На экране подымали и несли в бесконечных дублях тяжелые кресты не актеры - какие-то паломники в мексиканской религиозной процессии. Повторялись кадры, взятые из разных мест: это была настоящая процессия.
Как будто картина о Мексике шла сама на распятие, кадр за кадром.
Трехпалые, пятипалые, шестипалые руки кактусов подымались из сожженной земли к небу. Так десять лет тому назад я увидал куски. Потом видал картину. Сергей Михайлович не смонтировал ленты до конца, произошло так, как будто поэт писал поэму, создавал строки, а рифмы потом выбирал книжный продавец.
Мне рассказывал Сергей Михайлович и наповал песню, которую я забыл.

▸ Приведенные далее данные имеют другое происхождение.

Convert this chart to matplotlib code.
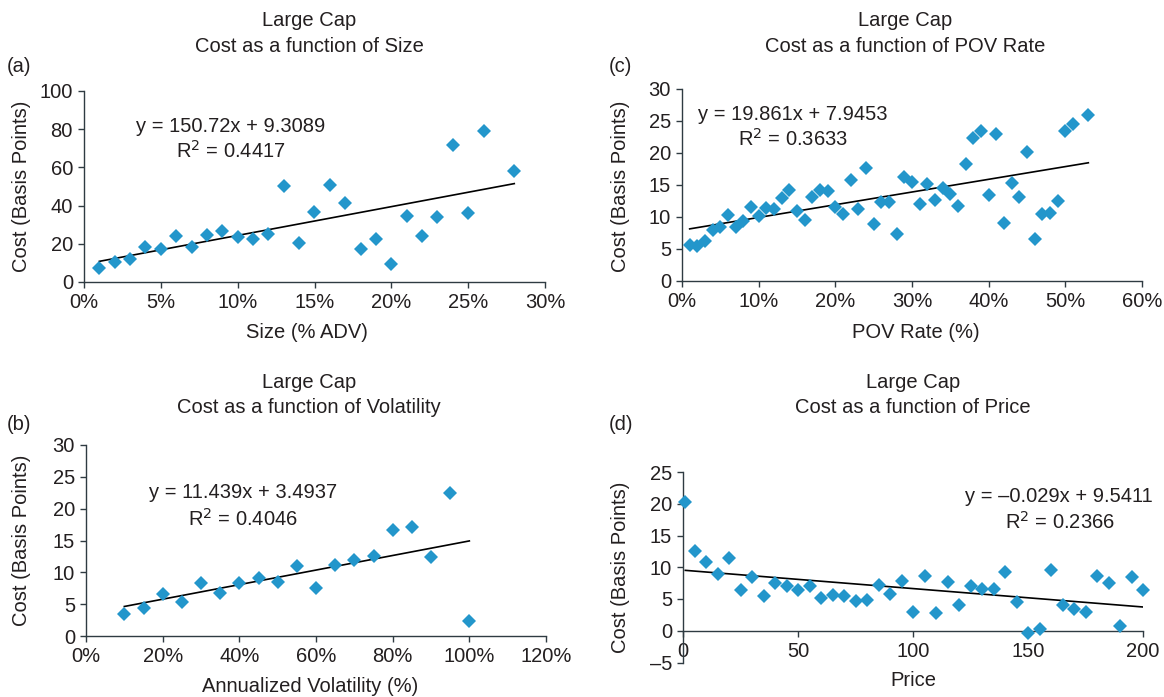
import matplotlib
matplotlib.use("Agg")
import matplotlib.pyplot as plt
import matplotlib.ticker as mticker
import numpy as np

plt.rcParams['font.family'] = ['Liberation Sans', 'DejaVu Sans']
plt.rcParams['font.size'] = 14.5

W, H = 1164, 697

# ---------------- data ----------------
size_x = [0.01, 0.02, 0.03, 0.04, 0.05, 0.06, 0.07, 0.08, 0.09, 0.10, 0.11, 0.12, 0.13, 0.14,
          0.15, 0.16, 0.17, 0.18, 0.19, 0.20, 0.21, 0.22, 0.23, 0.24, 0.25, 0.26, 0.28]
size_cost = [7.5, 10.5, 11.9, 18.4, 17.2, 24.2, 18.2, 24.7, 26.8, 23.7, 22.5, 24.9, 50.0, 20.5,
             36.8, 51.0, 41.2, 17.2, 22.5, 9.3, 34.7, 24.0, 34.2, 71.9, 36.0, 79.1, 58.2]
size_fit = (150.72, 9.3089)

pov_x = [0.01, 0.02, 0.03, 0.04, 0.05, 0.06, 0.07, 0.08, 0.09, 0.10, 0.11, 0.12, 0.13, 0.14,
         0.15, 0.16, 0.17, 0.18, 0.19, 0.20, 0.21, 0.22, 0.23, 0.24, 0.25, 0.26, 0.27, 0.28,
         0.29, 0.30, 0.31, 0.32, 0.33, 0.34, 0.35, 0.36, 0.37, 0.38, 0.39, 0.40, 0.41, 0.42,
         0.43, 0.44, 0.45, 0.46, 0.47, 0.48, 0.49, 0.50, 0.51, 0.53]
pov_cost = [5.7, 5.5, 6.3, 7.9, 8.5, 10.3, 8.4, 9.4, 11.6, 10.1, 11.4, 11.2, 12.9, 14.2,
            11.0, 9.6, 13.2, 14.2, 14.0, 11.5, 10.4, 15.8, 11.2, 17.6, 8.9, 12.3, 12.4, 7.3,
            16.2, 15.4, 12.0, 15.2, 12.7, 14.6, 13.6, 11.7, 18.3, 22.4, 23.5, 13.4, 23.0, 9.1,
            15.3, 13.1, 20.2, 6.5, 10.4, 10.6, 12.5, 23.5, 24.6, 25.9]
pov_fit = (19.861, 7.9453)

vol_x = [0.10, 0.15, 0.20, 0.25, 0.30, 0.35, 0.40, 0.45, 0.50, 0.55, 0.60, 0.65, 0.70, 0.75,
         0.80, 0.85, 0.90, 0.95, 1.00]
vol_cost = [3.4, 4.4, 6.6, 5.4, 8.3, 6.8, 8.3, 9.1, 8.5, 11.0, 7.6, 11.2, 11.9, 12.5,
            16.6, 17.1, 12.4, 22.5, 2.4]
vol_fit = (11.439, 3.4937)

price_x = [1, 5, 10, 15, 20, 25, 30, 35, 40, 45, 50, 55, 60, 65, 70, 75, 80, 85, 90, 95, 100,
           105, 110, 115, 120, 125, 130, 135, 140, 145, 150, 155, 160, 165, 170, 175, 180, 185,
           190, 195, 200]
price_cost = [20.2, 12.6, 10.8, 8.9, 11.4, 6.4, 8.4, 5.5, 7.5, 7.1, 6.4, 7.0, 5.1, 5.7, 5.5,
              4.7, 4.9, 7.2, 5.8, 7.9, 3.0, 8.7, 2.8, 7.7, 4.0, 7.1, 6.5, 6.5, 9.3, 4.5, -0.3,
              0.2, 9.5, 4.1, 3.5, 3.0, 8.7, 7.5, 0.7, 8.4, 6.4]
price_fit = (-0.029, 9.5411)

BLUE = '#2396CB'
TXT = '#231F20'
SPINE = '#2F3B42'

fig = plt.figure(figsize=(W / 100, H / 100), dpi=100)


def rect(x0, y0, x1, y1):
    return [x0 / W, 1 - y1 / H, (x1 - x0) / W, (y1 - y0) / H]


def ftext(x, y, s, **kw):
    fig.text(x / W, 1 - y / H, s, ha=kw.pop('ha', 'center'), va=kw.pop('va', 'center'),
             color=TXT, **kw)


def setup(ax, xlim, ylim, xticks, yticks, pct=False):
    ax.set_xlim(*xlim)
    ax.set_ylim(*ylim)
    ax.set_xticks(xticks)
    ax.set_yticks(yticks)
    for s in ['top', 'right']:
        ax.spines[s].set_visible(False)
    for s in ['left', 'bottom']:
        ax.spines[s].set_color(SPINE)
        ax.spines[s].set_linewidth(1.0)
    ax.tick_params(direction='out', length=4, width=1.0, color=SPINE, labelcolor=TXT,
                   labelsize=14.5, pad=4)
    if pct:
        ax.xaxis.set_major_formatter(mticker.FuncFormatter(lambda v, p: f"{v*100:.0f}%"))
    ax.yaxis.set_major_formatter(mticker.FuncFormatter(
        lambda v, p: f"{v:.0f}".replace('-', '\u2013')))
    ax.patch.set_alpha(0)


def scatter_fit(ax, x, y, fit):
    ax.plot(x, y, linestyle='none', marker='D', markersize=7, color=BLUE,
            markeredgewidth=0, clip_on=False, zorder=3)
    xs = np.array([x[0], x[-1]])
    ax.plot(xs, fit[0] * xs + fit[1], color='black', linewidth=1.2, zorder=2)


# (a) Size
ax = fig.add_axes(rect(84, 91, 545, 282))
setup(ax, (0, 0.30), (0, 100), np.arange(0, 0.301, 0.05), np.arange(0, 101, 20), pct=True)
scatter_fit(ax, size_x, size_cost, size_fit)
ftext(309, 21, "Large Cap")
ftext(309, 47, "Cost as a function of Size")
ftext(7, 66, "(a)", ha='left')
ftext(22, 186, "Cost (Basis Points)", rotation=90)
ftext(307, 333, "Size (% ADV)")
ftext(231, 127, "y = 150.72x + 9.3089")
ftext(231, 151, "R$^2$ = 0.4417")

# (c) POV rate
ax = fig.add_axes(rect(682, 89, 1142, 281))
setup(ax, (0, 0.60), (0, 30), np.arange(0, 0.601, 0.10), np.arange(0, 31, 5), pct=True)
scatter_fit(ax, pov_x, pov_cost, pov_fit)
ftext(905, 21, "Large Cap")
ftext(905, 47, "Cost as a function of POV Rate")
ftext(609, 66, "(c)", ha='left')
ftext(620, 186, "Cost (Basis Points)", rotation=90)
ftext(916, 333, "POV Rate (%)")
ftext(793, 114, "y = 19.861x + 7.9453")
ftext(793, 139, "R$^2$ = 0.3633")

# (b) Volatility
ax = fig.add_axes(rect(86, 445, 546, 636))
setup(ax, (0, 1.20), (0, 30), np.arange(0, 1.201, 0.20), np.arange(0, 31, 5), pct=True)
scatter_fit(ax, vol_x, vol_cost, vol_fit)
ftext(309, 382, "Large Cap")
ftext(309, 407, "Cost as a function of Volatility")
ftext(7, 425, "(b)", ha='left')
ftext(22, 540, "Cost (Basis Points)", rotation=90)
ftext(310, 687, "Annualized Volatility (%)")
ftext(243, 493, "y = 11.439x + 3.4937")
ftext(243, 519, "R$^2$ = 0.4046")

# (d) Price
ax = fig.add_axes(rect(683, 472, 1143, 662.5))
setup(ax, (0, 200), (-5, 25), np.arange(0, 201, 50), np.arange(-5, 26, 5))
ax.spines['bottom'].set_position(('data', 0))
scatter_fit(ax, price_x, price_cost, price_fit)
ftext(913, 382, "Large Cap")
ftext(913, 407, "Cost as a function of Price")
ftext(609, 425, "(d)", ha='left')
ftext(620, 567, "Cost (Basis Points)", rotation=90)
ftext(913, 680, "Price")
ftext(1059, 497, "y = \u20130.029x + 9.5411")
ftext(1060, 522, "R$^2$ = 0.2366")

fig.savefig("out.png", dpi=100)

Есть в середине Мексики - это еще не песня - долина, похожая на чашу. Про нее поют. Тут я буду приводить песню неточно:
Туая тепе, туан тепе,
Страна родная...
Три тысячи рек, три тысячи рек
Тебя окружают.
Но так далеко, так далеко,
Что не доехать...
И лошадь не то, и поезд не то...
Так далеко...
Это отрывок песни о родине, которая недоступна.
Вероятно, это долина сухая и нет там трех тысяч рек.
Звенит воспоминание.
Страна так далеко и так потеряна, что кажется она звучащим водою раем.
Сергей Эйзенштейн, Григорий Александров и Тиссе ездили по Мексике и однажды попали в большую каменистую долину, которая была похожа на широкую чашу, вырытую на огромном плоскогорье, поднятом кверху.
Стоял там, вероятно, город, вероятно, серый, и были там резкие тени. Над одним домиком висели вырезанные из железа и раскрашенные часы.
То ли надо было проверить время, то ли показалась вывеска знакомой, Сергей Михайлович зашел в дом: у узкого окошка работал часовщик. Он поднял голову, улыбнулся Сергею Михайловичу.
- Здравствуйте. Я о вас слышал по радио. Вы, кажется, из Одессы?
- Нет,- ответил Эйзенштейн,- но я снимал в Одессе.
- Да, да, снимали... об этом говорили по радио. Но вы из России?